A tenor del segundo principio, la exigencia de transparencia en la administración pública (como cautela contra el secretismo, la ignorancia normativa y la arbitrariedad de gestión) establece el imperativo de aspirar siempre al máximo grado de publicidad leal y conocimiento bien informado, asegurando así que los procesos de gestión sean claros, sencillos, eficaces y faltos de ambigüedad y reduplicaciones. Y cabe dudar que ésa sea la realidad efectiva de la nueva gestión universitaria auspiciada por esa falsa concepción de la calidad que sólo contempla cantidad de papeles, volumen numérico de informes, cifras redondas de resultados y medidas de tiempo (en horas) involucradas en los procesos. A este respecto, cabe subrayar la violación flagrante de ese principio realizado en los mencionados procesos de evaluación de títulos correspondientes a los programas Monitor y de Acreditación ya mencionados (por no hablar del “Informe Anual” preceptivo), cuyos formatos, dimensiones, exigencias y demandas fueron cambiando a lo largo del tiempo y sin respeto alguno al principio de seguridad jurídica (no ya de transparencia). Se trata, una vez más, del peligro apuntado por el equipo formado por Salaburu, Ginés-Mora y Haug y bien formulado por la Dra. Glaser: “La burocratización es el producto de edictos que van de arriba abajo” y que “ofrece la quimera de una absoluta transparencia, consistencia y equidad” a la par que viola esos objetivos con su “restricción de la autonomía” operativa de los centros y profesores y con su abusiva carga de tareas burocráticas mayormente replicativas.

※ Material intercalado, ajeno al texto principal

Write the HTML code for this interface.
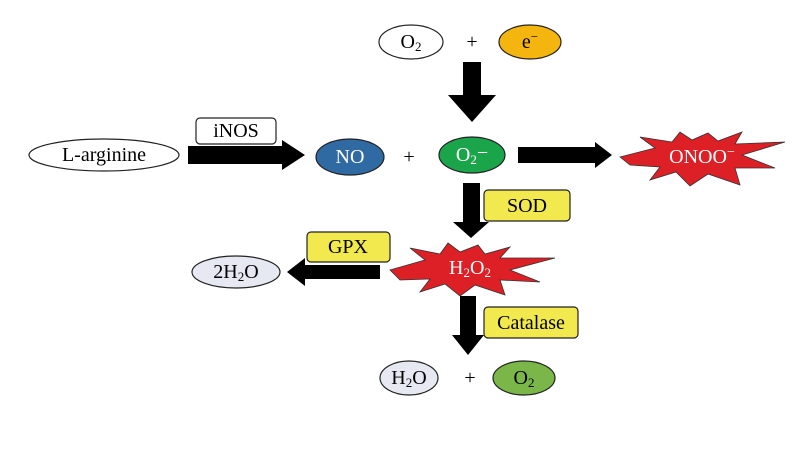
<!DOCTYPE html>
<html><head><meta charset="utf-8"><style>
html,body{margin:0;padding:0;background:#fff}
svg{display:block}
text{font-family:"Liberation Serif",serif;font-size:20px;text-anchor:middle;dominant-baseline:central}
</style></head><body>
<svg width="800" height="450" viewBox="0 0 800 450">
<g stroke="#222" stroke-width="1.2">
<ellipse cx="411" cy="42" rx="32" ry="17" fill="#fff"/>
<ellipse cx="530" cy="42" rx="31" ry="17" fill="#f5b50f"/>
<ellipse cx="104" cy="155" rx="75" ry="16" fill="#fff"/>
<ellipse cx="350" cy="157" rx="34" ry="18" fill="#2f6aa3"/>
<ellipse cx="472" cy="155" rx="33" ry="18" fill="#1aa54a"/>
<ellipse cx="236" cy="272" rx="44" ry="16" fill="#e6e8f2"/>
<ellipse cx="409" cy="378" rx="29" ry="17" fill="#e6e8f2"/>
<ellipse cx="524" cy="378" rx="31" ry="17" fill="#7ab648"/>
<rect x="196" y="118" width="80" height="26" rx="4" fill="#fff"/>
<rect x="484" y="190" width="86" height="31" rx="4" fill="#f2e94e"/>
<rect x="307" y="232" width="83" height="30" rx="4" fill="#f2e94e"/>
<rect x="484" y="307" width="94" height="31" rx="4" fill="#f2e94e"/>
</g>
<g fill="#dd1f26" stroke="#333" stroke-width="0.8">
<polygon points="620,157 655,148 640,137 672,142 680,132 692,140 708,133 718,141 742,132 735,144 785,142 742,155 775,168 735,168 740,185 708,174 690,186 676,172 650,180 660,167 630,165"/>
<polygon points="390,270 425,260 410,248 440,254 448,243 460,252 478,245 485,254 510,247 500,258 555,258 510,270 540,282 500,280 505,295 475,285 460,296 445,284 420,292 430,279 400,280"/>
</g>
<g fill="#000">
<polygon points="463,62 481,62 481,95 496,95 472,122 448,95 463,95"/>
<polygon points="188,146 282,146 282,140 305,155 282,170 282,164 188,164"/>
<polygon points="518,147 595,147 595,142 612,155 595,168 595,163 518,163"/>
<polygon points="463,183 480,183 480,222 489,222 471,238 453,222 463,222"/>
<polygon points="380,265 305,265 305,258 287,272 305,286 305,279 380,279"/>
<polygon points="460,296 476,296 476,335 484,335 468,355 452,335 460,335"/>
</g>
<text x="411" y="42">O<tspan font-size="13" dy="4">2</tspan></text>
<text x="472" y="42" font-size="22">+</text>
<text x="530" y="42">e<tspan font-size="13" dy="-6">−</tspan></text>
<text x="104" y="155">L-arginine</text>
<text x="236" y="131">iNOS</text>
<text x="350" y="157" fill="#fff">NO</text>
<text x="409" y="157" font-size="22">+</text>
<text x="472" y="155" fill="#fff">O<tspan font-size="13" dy="4">2</tspan><tspan dy="-6">−</tspan></text>
<text x="702" y="157" fill="#fff">ONOO<tspan font-size="14" dy="-5">−</tspan></text>
<text x="527" y="206">SOD</text>
<text x="348" y="247">GPX</text>
<text x="470" y="268" fill="#fff">H<tspan font-size="13" dy="4">2</tspan><tspan dy="-4">O</tspan><tspan font-size="13" dy="4">2</tspan></text>
<text x="236" y="272">2H<tspan font-size="13" dy="4">2</tspan><tspan dy="-4">O</tspan></text>
<text x="531" y="323">Catalase</text>
<text x="409" y="378">H<tspan font-size="13" dy="4">2</tspan><tspan dy="-4">O</tspan></text>
<text x="470" y="378" font-size="22">+</text>
<text x="524" y="378">O<tspan font-size="13" dy="4">2</tspan></text>
</svg>
</body></html>
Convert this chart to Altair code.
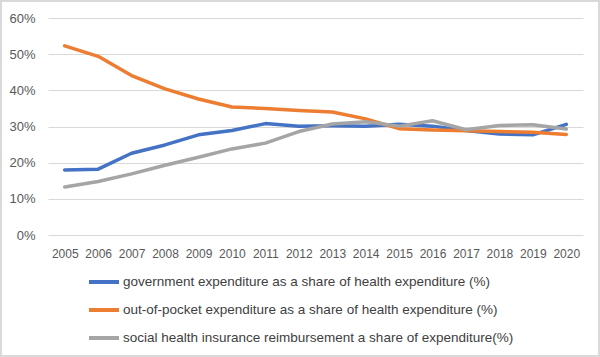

En definitiva, ya es hora de que los responsables públicos de nuestra educación y de nuestra universidad tomen conciencia del grave problema y procedan a remediarlo en la medida de sus posibilidades. Pueden estar seguros de que la vasta mayoría del profesorado universitario, y sus disciplinas científicas y tecnológicas, agradecerán la decisión. De otro modo, adiós a la calidad de la universidad española para muchos años.
Enrique Moradiellos es catedrático de Historia Contemporánea de la Universidad de Extremadura.